The issue has sharpened in 2026 as more residents, many of whom relocated portions of their lives online after years of social disruption beginning in 2019, depend on cloud platforms to preserve records they cannot easily replace. For some who sent physical albums or hard drives to relatives in the UK or Canada before emigrating themselves, cloud copies represent the only copy they still hold locally.
What Is Happening and Who Is Affected
Duplicate-image replacement, a standard feature in services that conserve server space by identifying near-identical files, has triggered unintended deletions when algorithms flag distinct originals as duplicates based on metadata or compression artefacts. Affected Hong Kong users report that RAW photography files, scanned documents and legally significant images have been overwritten or removed entirely. Several people said they received no notification before the deletions occurred.
One user community active on LIHKG, a locally prominent discussion board, reported more than 80 individual complaints between April and late June this year. Members of the Hong Kong Professional Photographers Association, which operates out of offices near Wanchai's Fleming Road, said they had received informal enquiries from members whose client archives were compromised. The Consumer Council of Hong Kong, based in Fortress Tower on the corner of Gloucester Road and Canal Road East, confirmed it had logged related complaints under its digital services category but declined to release a specific figure before its next quarterly report.
The problem is not exclusive to any single platform. Affected residents named services headquartered outside Hong Kong's jurisdiction, raising immediate questions about recourse under local consumer protection frameworks. Hong Kong's Personal Data (Privacy) Ordinance, enforced by the Office of the Privacy Commissioner for Personal Data, covers data held about individuals but does not straightforwardly compel overseas platforms to restore deleted user-generated content.
What Residents Are Demanding
Community members organising through Telegram groups and the Sham Shui Po-based digital rights meetup collective DataRights HK are calling on the Communications and Digital Bureau to issue formal guidance requiring platforms operating in Hong Kong to notify users at least 30 days before any automated deletion process runs on original files. Some are pushing for a mandatory opt-out window.
The financial stakes are real. Professional photographers in the city charge between HK$8,000 and HK$25,000 for wedding packages, and contracts typically oblige them to store client images for a minimum of two years. Losing a client's archive to an automated system can expose photographers to civil liability and reputational damage in a tight professional market. Several said they had shifted backup workflows to local NAS devices purchased from shops along Apliu Street, Sham Shui Po's well-known electronics strip, after losing confidence in cloud-only storage.
The Consumer Council has previously recommended that residents keep at least two independent backups of critical files — one local, one remote — and verify platform terms of service annually, since services update deletion and data-management policies quietly and often without prominent notification.

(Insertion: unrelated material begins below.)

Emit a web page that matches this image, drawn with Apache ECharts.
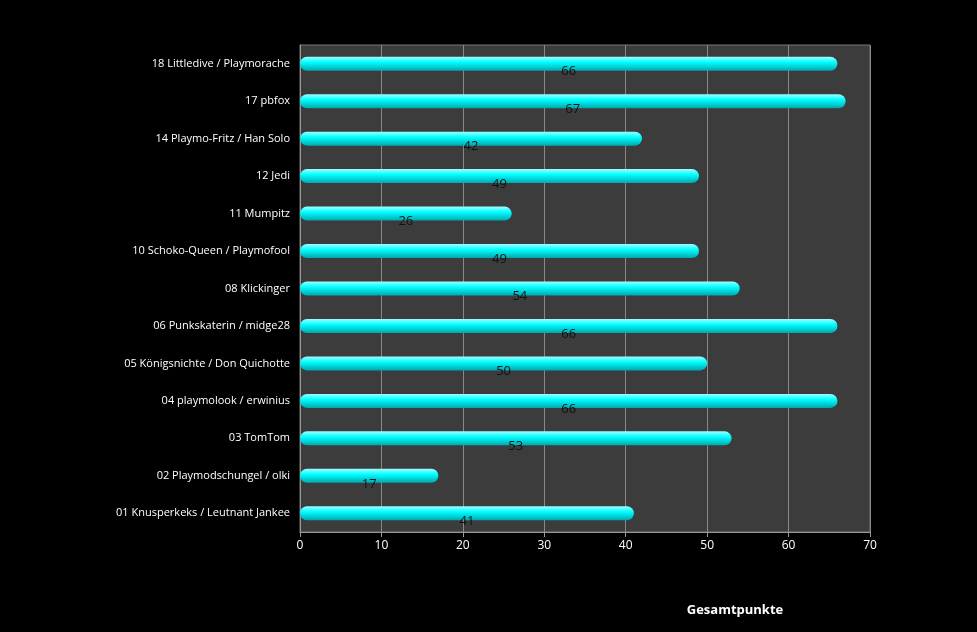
<!DOCTYPE html>
<html><head><meta charset="utf-8">
<script src="https://cdn.jsdelivr.net/npm/echarts@6/dist/echarts.min.js"></script>
<style>html,body{margin:0;background:#000}#c{width:977px;height:632px}</style>
</head><body><div id="c"></div>
<script>
const categories = ["18 Littledive / Playmorache","17 pbfox","14 Playmo-Fritz / Han Solo","12 Jedi","11 Mumpitz","10 Schoko-Queen / Playmofool","08 Klickinger","06 Punkskaterin / midge28","05 Königsnichte / Don Quichotte","04 playmolook / erwinius","03 TomTom","02 Playmodschungel / olki","01 Knusperkeks / Leutnant Jankee"];
const values = [66,67,42,49,26,49,54,66,50,66,53,17,41];
const xTicks = [0,10,20,30,40,50,60,70];
const chart = echarts.init(document.getElementById('c'));
chart.setOption({
  backgroundColor:'#000',
  grid:{left:300,right:107,top:45,bottom:100,show:true,backgroundColor:'#3c3c3c',borderColor:'#777'},
  xAxis:{type:'value',min:xTicks[0],max:xTicks[xTicks.length-1],interval:10,
    name:'Gesamtpunkte',nameLocation:'middle',nameGap:72,
    nameTextStyle:{color:'#fff',fontWeight:'bold',fontSize:13,fontFamily:'Open Sans',padding:[0,0,0,300]},
    axisLabel:{color:'#fff',fontSize:12,fontFamily:'Open Sans'},
    axisLine:{show:true,lineStyle:{color:'#999'}},axisTick:{show:true,lineStyle:{color:'#999'}},
    splitLine:{lineStyle:{color:'#888'}}},
  yAxis:{type:'category',data:categories.slice().reverse(),
    axisLabel:{color:'#fff',fontSize:11,fontFamily:'Open Sans',margin:10},
    axisLine:{lineStyle:{color:'#999'}},axisTick:{show:false}},
  series:[{type:'bar',data:values.slice().reverse(),barWidth:14,
    itemStyle:{borderRadius:7,color:new echarts.graphic.LinearGradient(0,0,0,1,[
      {offset:0,color:'#9ffcff'},{offset:0.4,color:'#00ffff'},{offset:1,color:'#00a8b0'}])},
    label:{show:true,position:'inside',color:'#111',fontSize:13,fontFamily:'Open Sans',offset:[0,8]}}]
});
</script></body></html>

Residents wanting to safeguard archives now should audit their cloud service settings immediately, check whether duplicate-detection features are enabled by default, and download local copies to external drives before any scheduled platform maintenance windows. The Office of the Privacy Commissioner for Personal Data accepts complaints via its Wan Chai offices and its online portal; complaints relating to data loss from automated processes can be filed under the accuracy and retention principles of the Ordinance, even if full remedies remain uncertain while the legal territory develops.